No es anecdótico y revela que el poder político se siente más seguro cuando las mujeres son previsibles, disciplinadas y agradecidas. Pero las mujeres que llegan a la política no deben gratitud, sino justicia. No están para asentir, sino para decidir. Y no hay nada más incómodo para un sistema acostumbrado a la lealtad acrítica que una mujer que, sencillamente, no se calla.
Las mujeres no ecesitan pedir permiso para pensar. No acatan sin reflexión. No suavizan su discurso para encajar en un molde que no han elegido. Y eso, lejos de ser un problema, es una oportunidad para mejorar el debate político, para recuperar la credibilidad institucional y para acercar la política a la ciudadanía real.
No hay democracia plena sin criterio femenino libre
Las mujeres han aportado a la política algo más que presencia, han traído rigor, mirada ética, conciencia de lo colectivo y sensibilidad por lo invisible. Han cuestionado inercias, han denunciado desigualdades, han puesto sobre la mesa los límites de un sistema que aún se resiste a soltar sus viejas costumbres.
Pero para que esa aportación sea plena, debe ir acompañada de respeto. Respeto no solo a su voz, sino a su libertad. A su juicio. A su derecho a disentir. De lo contrario, la igualdad se convierte en fachada. La política necesita con urgencia más pensamiento crítico y menos servilismo estratégico. Necesita desacuerdo razonado, reflexión libre, criterio fundado. Y en esa reconstrucción del espacio público, las mujeres no son una pieza más, son el motor imprescindible de una democracia avanzada.
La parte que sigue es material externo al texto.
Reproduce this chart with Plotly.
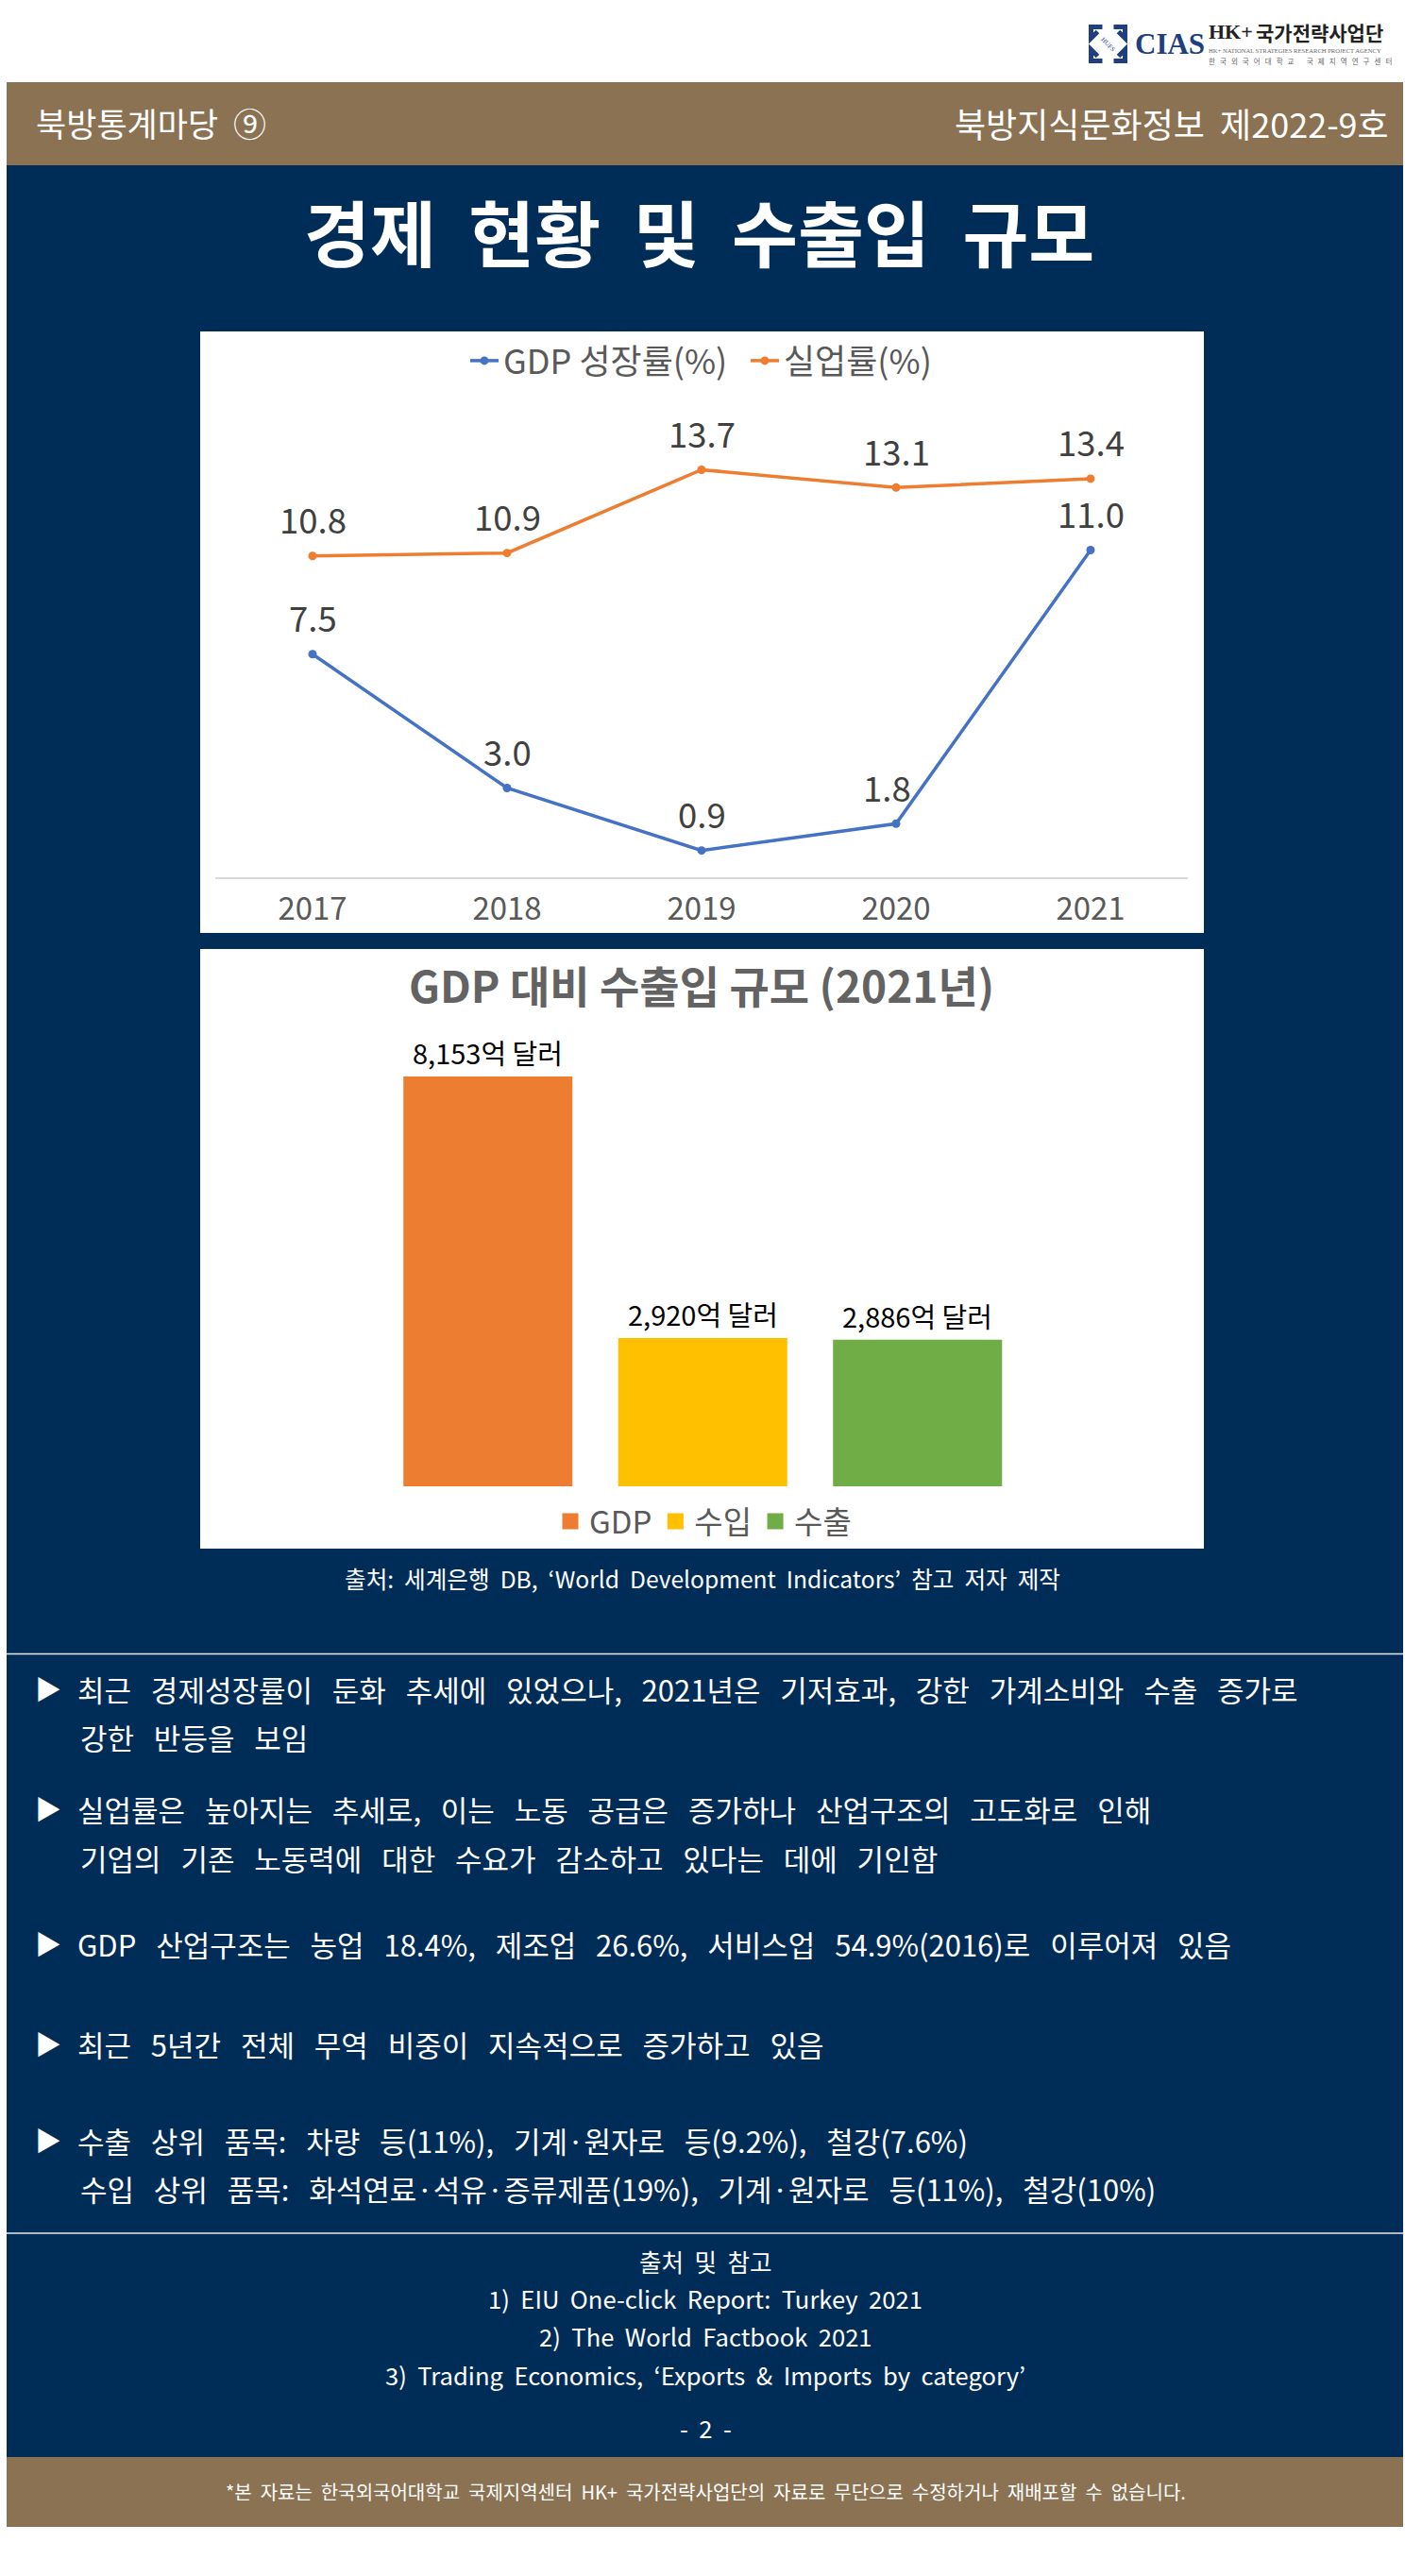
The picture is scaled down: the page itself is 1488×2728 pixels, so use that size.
import plotly.graph_objects as go

W, H = 1488, 2728
FONT = "Noto Sans CJK KR"
NAVY = "#002D57"
BROWN = "#8B7253"

years = ["2017", "2018", "2019", "2020", "2021"]
gdp_growth = [7.5, 3.0, 0.9, 1.8, 11.0]
unemployment = [10.8, 10.9, 13.7, 13.1, 13.4]

trade_names = ["GDP", "수입", "수출"]
trade_values = [8153, 2920, 2886]
trade_labels = ["8,153억 달러", "2,920억 달러", "2,886억 달러"]
trade_colors = ["#ED7D31", "#FFC000", "#70AD47"]

main_title = "경제  현황  및  수출입  규모"
header_left = "북방통계마당  ⑨"
header_right = "북방지식문화정보  제2022-9호"
chart2_title = "GDP 대비 수출입 규모 (2021년)"
source_line = "출처:  세계은행  DB,  ‘World  Development  Indicators’  참고  저자  제작"
footer_note = "*본  자료는  한국외국어대학교  국제지역센터  HK+  국가전략사업단의  자료로  무단으로  수정하거나  재배포할  수  없습니다."

# (y, has bullet, text)
body_lines = [
    (1788, True, "최근   경제성장률이   둔화   추세에   있었으나,   2021년은   기저효과,   강한   가계소비와   수출   증가로"),
    (1840, False, "강한   반등을   보임"),
    (1915, True, "실업률은   높아지는   추세로,   이는   노동   공급은   증가하나   산업구조의   고도화로   인해"),
    (1967, False, "기업의   기존   노동력에   대한   수요가   감소하고   있다는   데에   기인함"),
    (2058, True, "GDP   산업구조는   농업   18.4%,   제조업   26.6%,   서비스업   54.9%(2016)로   이루어져   있음"),
    (2164, True, "최근   5년간   전체   무역   비중이   지속적으로   증가하고   있음"),
    (2266, True, "수출   상위   품목:   차량   등(11%),   기계·원자로   등(9.2%),   철강(7.6%)"),
    (2317, False, "수입   상위   품목:   화석연료·석유·증류제품(19%),   기계·원자로   등(11%),   철강(10%)"),
]

refs = [
    (2394, "출처  및  참고"),
    (2433, "1)  EIU  One-click  Report:  Turkey  2021"),
    (2473, "2)  The  World  Factbook  2021"),
    (2514, "3)  Trading  Economics,  ‘Exports  &  Imports  by  category’"),
    (2570, "-  2  -"),
]


def px(x):
    return x / W


def py(y):
    return 1 - y / H


def rect(x0, y0, x1, y1, color):
    return dict(type="rect", xref="paper", yref="paper", x0=px(x0), x1=px(x1),
                y0=py(y1), y1=py(y0), fillcolor=color, line_width=0, layer="below")


def hline(y, x0, x1, color, width):
    return dict(type="line", xref="paper", yref="paper", x0=px(x0), x1=px(x1),
                y0=py(y), y1=py(y), line=dict(color=color, width=width), layer="below")


def label(x, y, text, size, color="white", anchor="left", family=FONT, **kw):
    return dict(xref="paper", yref="paper", x=px(x), y=py(y), text=text, showarrow=False,
                xanchor=anchor, yanchor="middle", font=dict(size=size, color=color, family=family), **kw)


def corner_path(sx, sy):
    # one arm of the logo knot, mirrored around the centre of the icon
    cx, cy = 1173.5, 46.5
    pts = [(6, 18), (18, 18), (18, 6), (11, 13)]
    coords = [(px(cx + sx * a), py(cy + sy * b)) for a, b in pts]
    d = "M" + " L".join(f"{a:.5f},{b:.5f}" for a, b in coords)
    return dict(type="path", xref="paper", yref="paper", path=d,
                line=dict(color="#1F3F7F", width=5), layer="above")


shapes = [
    rect(7, 87, 1486, 175, BROWN),
    rect(7, 175, 1486, 2602, NAVY),
    rect(7, 2602, 1486, 2676, BROWN),
    rect(212, 351, 1275, 988, "white"),
    rect(212, 1005, 1275, 1640, "white"),
    hline(1751.5, 7, 1486, "#E8E8E8", 1.5),
    hline(2365, 7, 1486, "#E8E8E8", 1.5),
]
for sx in (-1, 1):
    for sy in (-1, 1):
        shapes.append(corner_path(sx, sy))

org_line = "   ".join("한국외국어대학교") + " " * 8 + "   ".join("국제지역연구센터")

annotations = [
    label(36, 130, header_left, 35),
    label(1473, 130, header_right, 36, anchor="right"),
    label(740, 244, "<b>" + main_title + "</b>", 76, anchor="center"),
    label(1200, 47, "<b>CIAS</b>", 31, color="#1F3F7F", family="Liberation Serif"),
    label(1278, 34, "<b>HK+</b>", 22, color="#222222", family="Liberation Serif"),
    label(1467, 34, "<b>국가전략사업단</b>", 21, color="#222222", anchor="right"),
    label(1278, 54, "HK+ NATIONAL STRATEGIES RESEARCH PROJECT AGENCY", 6.6, color="#666666",
          family="Liberation Serif"),
    label(1278, 65, org_line, 7.5, color="#666666"),
    label(1173.5, 46.5, "HUFS", 7, color="#1F3F7F", anchor="center", family="Liberation Serif", textangle=45),
    label(743, 1042, "<b>" + chart2_title + "</b>", 46, color="#636363", anchor="center"),
    label(744, 1671, source_line, 24.6, anchor="center"),
    label(747, 2638, footer_note, 20, anchor="center"),
]
for y, bullet, text in body_lines:
    # wrapped lines start a little right of the bulleted ones
    annotations.append(label(80 if bullet else 83, y, text, 31))
    if bullet:
        annotations.append(label(51, y, "▶", 28, anchor="center"))
for y, text in refs:
    annotations.append(label(747, y, text, 25.6, anchor="center"))

# point labels sit a fixed distance above their markers, 1.8 is nudged off the line
for values, shift in ((unemployment, {}), (gdp_growth, {3: -10})):
    for i, v in enumerate(values):
        annotations.append(dict(xref="x", yref="y", x=i, y=v, text=f"{v:.1f}", showarrow=False,
                                xshift=shift.get(i, 0), yshift=39, yanchor="middle",
                                font=dict(size=36.5, color="#404040", family=FONT)))

for i, (value, text) in enumerate(zip(trade_values, trade_labels)):
    annotations.append(dict(xref="x2", yref="y2", x=i, y=value, text=text, showarrow=False,
                            yshift=28, yanchor="middle", font=dict(size=29, color="black", family=FONT)))

fig = go.Figure()

fig.add_trace(go.Scatter(x=years, y=gdp_growth, name="GDP 성장률(%)", mode="lines+markers",
                         line=dict(color="#4472C4", width=3.5), marker=dict(size=9, color="#4472C4"),
                         legend="legend"))
fig.add_trace(go.Scatter(x=years, y=unemployment, name="실업률(%)", mode="lines+markers",
                         line=dict(color="#ED7D31", width=3.5), marker=dict(size=9, color="#ED7D31"),
                         legend="legend"))

for name, value, color in zip(trade_names, trade_values, trade_colors):
    fig.add_trace(go.Bar(x=[name], y=[value], name=name, xaxis="x2", yaxis="y2", width=0.765,
                         marker=dict(color=color, line=dict(color=color, width=5)), legend="legend2"))

fig.update_layout(
    width=W, height=H, autosize=False,
    margin=dict(l=0, r=0, t=0, b=0),
    paper_bgcolor="white", plot_bgcolor="rgba(0,0,0,0)",
    font=dict(family=FONT),
    barmode="overlay",
    shapes=shapes,
    annotations=annotations,
    xaxis=dict(domain=[px(228), px(1258)], range=[-0.5, 4.5], type="category", anchor="y",
               showgrid=False, showline=True, linecolor="#D9D9D9", linewidth=1.5, ticks="",
               tickfont=dict(size=33, color="#595959"), ticklabelstandoff=4),
    yaxis=dict(domain=[py(929), py(425)], range=[0, 16], visible=False),
    xaxis2=dict(domain=[px(403), px(1085.5)], range=[-0.5, 2.5], type="category", anchor="y2",
                visible=False),
    yaxis2=dict(domain=[py(1574), py(1095)], range=[0, 9050], visible=False),
    legend=dict(orientation="h", x=px(493), y=py(382), xanchor="left", yanchor="middle",
                font=dict(size=36, color="#595959"), itemwidth=30, entrywidth=252,
                bgcolor="rgba(0,0,0,0)"),
    legend2=dict(orientation="h", x=px(584), y=py(1611), xanchor="left", yanchor="middle",
                 font=dict(size=33, color="#595959"), itemwidth=30, bgcolor="rgba(0,0,0,0)"),
)

# the page's default body margin would push the figure off the window
fig.write_html("out.html", config={"displayModeBar": False},
               post_script="document.body.style.margin='0';")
Por eso hay que decirlo sin rodeos: la política debe dejar de penalizar la autonomía de las mujeres. Debe asumir, de una vez por todas, que la firmeza, el criterio y la coherencia no son atributos masculinos, sino virtudes humanas. Y que las mujeres no tienen que parecerse a nadie para tener autoridad, ya la tienen.
Porque sin ellas, sin su coraje, sin su independencia, sin su mirada crítica y sin su pensamiento libre, la política no solo pierde calidad, también pierde legitimidad. Y cuando eso ocurre, quien pierde no es solo una parte. Perdemos todas. Perdemos todos.